Vou caminhar que o mundo gira
Vou caminhar que o mundo gira
Gira meu povo
(Vou caminhar/Jongo da Serrinha)
No
final do século XX, verificou-se o surgimento de um movimento para
reavivar o Jongo, já que os processos de transformação urbana e
migratório fizeram com que a manifestação acabasse em algumas
comunidades. Além disso, contribuiu também para a diminuição da
incidência do Jongo o fato de que, por muitos anos, práticas e
expressões afro-brasileiras foram tidas como fator de vergonha para a
população que a praticava, no contexto de uma sociedade do entorno que
as desvalorizava, pois vinham de comunidades negras, excluídas e
invisibilizadas ao longo dos séculos.
Estratégias
para a continuidade do Jongo vêm sendo implementadas pelas comunidades
jongueiras, a exemplo do estímulo à participação de crianças, criação de
grupos mirins, e a não proibição da participação de pessoas que não
sejam filhas de jongueiros. Grupos estão promovendo apresentações
artísticas em outros espaços, fora da comunidade, a fim de trazer maior
visibilidade para a manifestação.
Desde
1996 são realizados encontros anuais itinerantes de jongueiros nos
estados do Rio de Janeiro e São Paulo, onde são debatidas dificuldades e
possibilidades para a manifestação com apresentações noturnas em
espaços públicos.

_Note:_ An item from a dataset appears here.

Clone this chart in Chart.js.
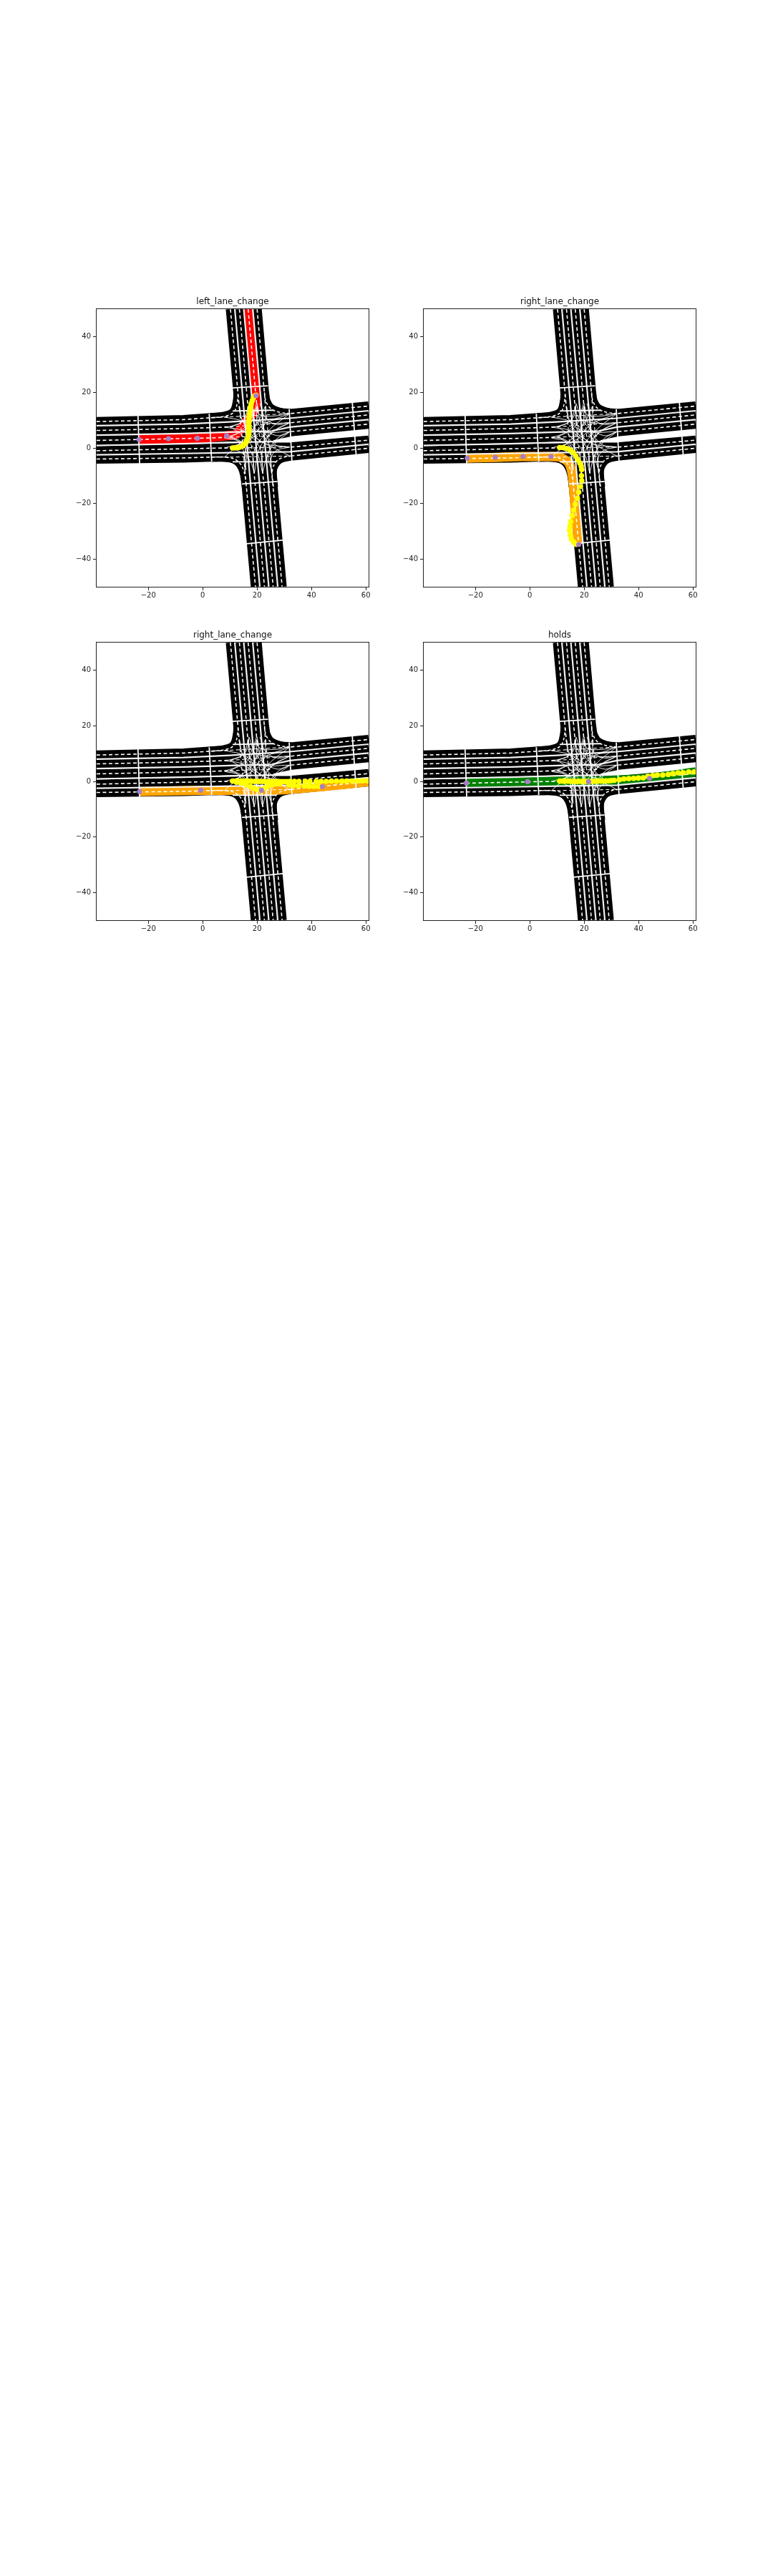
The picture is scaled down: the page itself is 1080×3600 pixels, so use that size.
<!DOCTYPE html>
<html lang="en">
<head>
  <meta charset="UTF-8" />
  <title>Intersection trajectories</title>
  <script src="https://cdn.jsdelivr.net/npm/chart.js"></script>
  <style>
    html, body { margin: 0; background: #fff; }
    body { position: relative; width: 1080px; height: 3600px; overflow: hidden; }
    canvas { position: absolute; }
  </style>
</head>
<body>
  <canvas id="panel0" width="480" height="440" style="left:85px;top:410px"></canvas>
  <canvas id="panel1" width="480" height="440" style="left:542px;top:410px"></canvas>
  <canvas id="panel2" width="480" height="440" style="left:85px;top:876px"></canvas>
  <canvas id="panel3" width="480" height="440" style="left:542px;top:876px"></canvas>

  <script>
    // Axis ticks
    const xTickValues = [-20, 0, 20, 40, 60];
    const yTickValues = [-40, -20, 0, 20, 40];
    const titles = ['left_lane_change', 'right_lane_change', 'right_lane_change', 'holds'];

    // West arm lane centres
    const west1 = [[-39, 9.5], [-7, 10.2], [3, 10.9], [10, 11.2]];
    const west2 = [[-39, 6.3], [-7, 7], [3, 7.3], [10, 7.6]];
    const west3 = [[-39, 2.7], [-7, 3.4], [3, 3.6], [10, 3.9]];
    const west4 = [[-39, -1], [-7, -0.3], [3, -0.1], [10, 0]];
    const west5 = [[-39, -4], [-7, -3.6], [3, -3.3], [10, -3.3]];

    // East arm lane centres
    const east1 = [[32.4, 12.4], [61, 15.1]];
    const east2 = [[32.4, 9.1], [61, 11.9]];
    const east3 = [[32.4, 5.85], [61, 8.6]];
    const east4 = [[32.4, 0.3], [61, 2.8]];
    const east5 = [[32.4, -2.9], [61, -0.1]];

    // North arm lane centres
    const north1 = [[10.2, 50], [13.5, 14]];
    const north2 = [[13.5, 50], [16.7, 14]];
    const north3 = [[16.7, 50], [20, 14]];
    const north4 = [[20, 50], [23.2, 14]];

    // South arm lane centres
    const south1 = [[15.5, -8], [19.4, -50]];
    const south2 = [[18.8, -8], [22.7, -50]];
    const south3 = [[22, -8], [25.9, -50]];
    const south4 = [[25.3, -8], [29.2, -50]];

    // Corner lanes
    const cornerNW = [[3, 10.9], [8, 11.4], [11.5, 13], [12.8, 17], [13, 20]];
    const cornerNE = [[22.7, 20], [23.2, 17], [25, 14.2], [28.5, 12.8], [32.4, 12.4]];
    const cornerSW = [[3, -3.3], [9, -3.4], [12.7, -4.6], [15, -8], [16.1, -14]];
    const cornerSE = [[26, -14], [25.6, -8], [27, -5], [29, -3.6], [32.4, -2.9]];

    // Solid lines between lanes
    const sepEW1 = [[-39, 8], [-7, 8.6], [10, 9.4], [32, 10.7], [61, 13.4]];
    const sepEW2 = [[-39, 4.6], [-7, 5.2], [10, 5.7], [25, 6], [32, 7.5], [61, 10.2]];
    const sepEW3 = [[-39, 0.9], [-7, 1.5], [10, 2], [26, 2.3]];
    const sepEW4 = [[-39, -2.5], [-7, -2], [10, -1.7], [32, -1.4], [61, 1.3]];
    const sepNS1 = [[11.8, 50], [21, -50]];
    const sepNS2 = [[15.1, 50], [24.3, -50]];
    const sepNS3 = [[18.4, 50], [27.6, -50]];

    // Lines across the roads
    const crossW1 = [[-23.8, 11.8], [-23.2, -5.6]];
    const crossW2 = [[2.4, 12.3], [3.3, -4.9]];
    const crossE1 = [[31.8, 14], [32.8, -4.7]];
    const crossE2 = [[55, 16.5], [56.4, -2.3]];
    const crossN1 = [[11, 21.6], [24, 22.4]];
    const crossS1 = [[14.4, -13], [27.5, -12.1]];
    const crossS2 = [[16.1, -34.5], [29.5, -33.2]];
    const innerTop = [[11, 13.3], [26, 13.6]];
    const innerBottom = [[11, -5], [27, -5]];

    // Turning paths inside the junction
    const turns = [
      [[10, 7.6], [14, 9], [16.5, 12], [17, 16]],
      [[10, 3.9], [14, 6], [18, 11], [19.8, 16]],
      [[10, 0], [14, 2], [20, 9], [23, 15]],
      [[10, 3.9], [13, 2.5], [15, -1], [16, -8]],
      [[10, 0], [13, -1], [17, -4], [19, -9]],
      [[10, 7.6], [14, 5], [20, -2], [22, -9]],
      [[32, 9.1], [27, 8.5], [23, 11], [21, 16]],
      [[32, 5.85], [27, 4.5], [20, 9], [17, 16]],
      [[32, 0.3], [27, 1], [22, 7], [20, 16]],
      [[32, 0.3], [27, -1], [25, -4], [25.3, -9]],
      [[32, 5.85], [27, 3], [24, -2], [22, -9]],
      [[32, 9.1], [26, 6], [21, 0], [19, -9]],
      [[13.5, 15], [15, 9], [19, 4], [32, -2.9]],
      [[16.7, 15], [18, 7], [22, 2], [32, 0.3]],
      [[20, 15], [19, 7], [14, 2], [8, -3.3]],
      [[23.2, 15], [22, 7], [15, 2], [8, 0]],
      [[15.5, -8], [16, -2], [14, 2], [8, 3.6]],
      [[18.8, -8], [18, -2], [13, 3], [8, 3.8]],
      [[22, -8], [21, 0], [15, 6], [8, 7.5]],
      [[25.3, -8], [24, 2], [16, 9], [8, 11.2]],
      [[25.3, -8], [24, -3], [26, 1], [32, 5.85]],
      [[22, -8], [22, -1], [25, 5], [32, 9.1]],
      [[18.8, -8], [19, -1], [24, 6], [32, 12.4]],
      [[15.5, -8], [16, 0], [22, 8], [32, 12.4]],
      [[13.5, 15], [14.5, 10], [20, 6], [32, 5.85]],
      [[16.7, 15], [18, 11], [24, 9], [32, 9.1]],
      [[20, 15], [21, 12], [26, 11.5], [32, 12.4]],
      [[16.7, 15], [15, 10], [11, 8], [8, 7.5]],
      [[20, 15], [17, 8], [12, 5], [8, 3.8]]
    ];

    // Dashes carried through the junction
    const innerDashes = [
      [[13.5, 14], [15.5, -8]], [[16.7, 14], [18.8, -8]], [[20, 14], [22, -8]], [[23.2, 14], [25.3, -8]],
      [[10, 11.2], [32.4, 12.4]], [[10, 7.6], [32.4, 9.1]], [[10, 3.9], [25, 4.3]], [[10, 0], [32.4, 0.3]], [[10, -3.3], [32.4, -2.9]]
    ];

    // Reference routes
    const route0 = [[-23.5, 3], [-12.6, 3.3], [-2, 3.5], [8.8, 4.4], [12.4, 5], [14, 6.8], [16, 9.5], [18.5, 12.5], [19.6, 16], [19.6, 18.8], [19.3, 22], [17, 50]];
    const route1 = [[-23, -3.7], [-12.7, -3.4], [-2.5, -3.1], [7.8, -3.1], [11, -3.3], [14, -5], [15.3, -8], [16, -13], [16.9, -25], [18, -34.5]];
    const route2 = [[-23.2, -3.7], [-0.7, -3.2], [21.6, -3.2], [30, -3], [44, -1.9], [61, -0.1]];
    const route3 = [[-23.3, -0.3], [-0.8, 0], [21.6, 0.1], [30, 0.4], [44, 1.2], [61, 3.4]];

    // Ground truth waypoints (purple)
    const way0 = [[-23.4, 3], [-12.6, 3.3], [-2, 3.5], [8.8, 4.4], [19.6, 18.8]];
    const way1 = [[-23, -3.7], [-12.7, -3.4], [-2.5, -3.1], [7.8, -3.1], [18, -34.8]];
    const way2 = [[-23.2, -3.7], [-0.7, -3.2], [21.6, -3.2], [44, -1.9]];
    const way3 = [[-23.3, -0.6], [-0.8, -0.1], [21.6, -0.1], [44, 1.1]];

    // Predicted points (yellow)
    const pred0 = [[11, 0], [11.8, 0], [12.6, 0.1], [13.4, 0.2], [14.2, 0.5], [14.9, 0.9], [15.5, 1.5], [16, 2.2], [16.4, 3], [16.7, 4], [16.9, 5], [17, 6], [17, 7], [17, 8], [17, 9], [17, 10], [17.1, 11], [17.2, 12], [17.3, 13], [17.5, 14], [17.7, 15], [17.9, 16], [18.2, 17], [18.6, 18], [19.1, 18.7], [19.6, 19]];
    const pred1 = [[11, 0.1], [12.3, 0.1], [13.6, -0.2], [14.9, -0.8], [15.9, -1.6], [16.9, -2.9], [17.7, -4.2], [18.4, -5.5], [18.9, -6.6], [19.1, -7.8], [19, -10], [19.1, -11.8], [18.6, -13.9], [18, -15.9], [17.5, -18.2], [16.7, -20.3], [16.1, -22.4], [15.6, -24.4], [15.1, -26.5], [14.8, -28.2], [14.6, -29.7], [14.9, -31.4], [15.3, -32.9], [16.2, -34], [17.1, -34.7]];
    const pred2a = [[11, 0.1], [12, 0.1], [13, 0.1], [14, 0.1], [15, 0.1], [16, 0.1], [17, 0.1], [18, 0], [19, 0], [20, 0], [21, 0], [22, 0], [23, -0.1], [24, -0.1], [25, -0.1], [26, -0.1], [27, -0.1], [28, -0.1], [29, -0.1], [30, -0.1], [31, -0.1], [32, 0], [33.7, 0], [35.4, 0], [37.7, 0], [39.4, 0], [41.7, 0], [43.5, 0], [45.4, 0], [47.3, 0.1], [49.2, 0.1], [51.2, 0.1], [52.9, 0.1], [54.9, 0.1], [56.9, 0.2], [58.7, 0.2], [60.6, 0.2]];
    const pred2b = [[12.4, -0.3], [14.2, -0.7], [16, -1.2], [17.6, -1.9], [18.9, -2.5], [20.2, -3], [21.5, -3.1], [22.8, -2.4], [24.2, -1.6], [25.6, -1.2], [27, -0.9], [28.5, -0.8], [31.7, -1.2], [33.4, -1.5], [35.2, -1.6], [37.4, -1.6], [39.1, -1.8], [40.9, -1.8], [42.6, -1.8]];
    const pred3 = [[11, 0.1], [12, 0.1], [13, 0.1], [14, 0.1], [15, 0], [16, 0], [17, 0], [18, 0], [19, 0], [20, 0], [21, 0], [22, 0], [23, 0], [24, 0], [25, 0.1], [26, 0.1], [27, 0.1], [28, 0.2], [29, 0.2], [30, 0.3], [31, 0.4], [32.9, 0.6], [34.6, 0.9], [36.4, 1], [38.2, 1.1], [39.9, 1.2], [41.7, 1.3], [43.4, 1.8], [45.2, 2.1], [46.9, 2.3], [48.9, 2.3], [50.9, 2.5], [52.6, 2.8], [54.5, 3.1], [56.4, 3.1], [58.4, 3.4], [60.4, 3.4]];

    const routes = [route0, route1, route2, route3];
    const routeColors = ['#ff0000', '#ffa500', '#ffa500', '#008000'];
    const ways = [way0, way1, way2, way3];
    const preds = [[pred0], [pred1], [pred2a, pred2b], [pred3]];

    const xy = pts => pts.map(p => ({ x: p[0], y: p[1] }));

    function line(pts, color, width, extra) {
      return Object.assign({
        data: xy(pts), showLine: true, pointRadius: 0, borderColor: color,
        borderWidth: width, borderCapStyle: 'butt', fill: false, clip: 0
      }, extra || {});
    }

    function dots(pts, color, r) {
      return {
        data: xy(pts), showLine: false, pointRadius: r, pointBorderWidth: 0,
        backgroundColor: color, pointBackgroundColor: color, clip: 0
      };
    }

    function buildDatasets(i) {
      const LANE = 13;
      const layers = [];
      const through = [west1.concat(east1), west2.concat([[25, 8.1]], east2), west3.concat([[25, 4.3]], east3),
        west4.concat(east4), west5.concat(east5), north1.concat(south1), north2.concat(south2),
        north3.concat(south3), north4.concat(south4)];
      through.forEach(p => layers.push(line(p, '#000', LANE)));
      [cornerNW, cornerNE, cornerSW, cornerSE].forEach(p => layers.push(line(p, '#000', LANE, { tension: 0.4 })));

      layers.push(line(routes[i], routeColors[i], LANE, { tension: 0.25 }));

      [sepEW1, sepEW2, sepEW3, sepEW4, sepNS1, sepNS2, sepNS3].forEach(p => layers.push(line(p, '#f2f2f2', 2.2)));
      turns.forEach(p => layers.push(line(p, '#fff', 0.9, { tension: 0.4 })));
      [cornerNW, cornerNE, cornerSW, cornerSE].forEach(p => layers.push(line(p, '#fff', 1.5, { tension: 0.4, borderDash: [4, 3] })));
      innerDashes.forEach(p => layers.push(line(p, '#fff', 1.1, { borderDash: [5, 3.5] })));

      [west1, west2, west3, west4, west5, east1, east2, east3, east4, east5,
        north1, north2, north3, north4, south1, south2, south3, south4].forEach(p => {
        layers.push(line(p, '#fff', 1.6, { borderDash: [5, 3.5] }));
      });

      [crossW1, crossW2, crossE1, crossE2, crossN1, crossS1, crossS2, innerTop, innerBottom].forEach(p => {
        layers.push(line(p, '#fff', 1.8));
      });

      preds[i].forEach(p => layers.push(dots(p, '#ffff00', 3.8)));
      layers.push(dots(ways[i], '#a77fc7', 3.6));
      return layers.reverse(); // chart.js paints the first dataset last
    }

    const frame = {
      id: 'frame',
      afterDraw(chart) {
        const a = chart.chartArea, c = chart.ctx;
        c.save();
        c.strokeStyle = '#222';
        c.lineWidth = 1;
        c.strokeRect(a.left - 0.5, a.top - 0.5, a.right - a.left + 1, a.bottom - a.top + 1);
        c.restore();
      }
    };

    const minus = v => String(v).replace('-', '\u2212');

    function axis(min, max, values, pad, extra) {
      return Object.assign({
        type: 'linear', min, max,
        afterBuildTicks: s => { s.ticks = values.map(v => ({ value: v })); },
        grid: { drawOnChartArea: false, drawTicks: true, tickLength: 5, color: '#222' },
        border: { display: false },
        ticks: {
          autoSkip: false, maxRotation: 0, padding: pad, color: '#222',
          font: { family: '"DejaVu Sans"', size: 10 },
          callback: minus
        }
      }, extra);
    }

    titles.forEach((title, i) => {
      new Chart(document.getElementById('panel' + i), {
        type: 'scatter',
        data: { datasets: buildDatasets(i) },
        plugins: [frame],
        options: {
          responsive: false,
          animation: false,
          events: [],
          layout: { padding: { left: 0, right: 50, top: 0, bottom: 0 } },
          plugins: {
            legend: { display: false },
            tooltip: { enabled: false },
            title: {
              display: true, text: title, color: '#111', fullSize: false,
              font: { family: '"DejaVu Sans"', size: 12, weight: 'normal', lineHeight: 1.2 },
              padding: { top: 5, bottom: 2.6 }
            }
          },
          scales: {
            x: axis(-39, 61, xTickValues, 1, { afterFit: s => { s.height = 30; } }),
            y: axis(-50, 50, yTickValues, 3, { afterFit: s => { s.width = 50; } })
          }
        }
      });
    });
  </script>
</body>
</html>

Em um desses encontros, no ano 2000, foi criada a Rede
de Memória do Jongo que visa articular as comunidades jongueiras entre
si e com a sociedade mais abrangente.
Fruto
dessa mobilização, em 2005, o Jongo foi reconhecido como patrimônio
cultural brasileiro de natureza imaterial e inscrito no Livro das Formas
de Expressão. Em 2011, foi instituído e inserido no calendário oficial
do estado do Rio de Janeiro, o dia 26 de julho como o Dia Estadual do Jongo, por meio da Lei Estadual n. 6.098, de 5 de dezembro.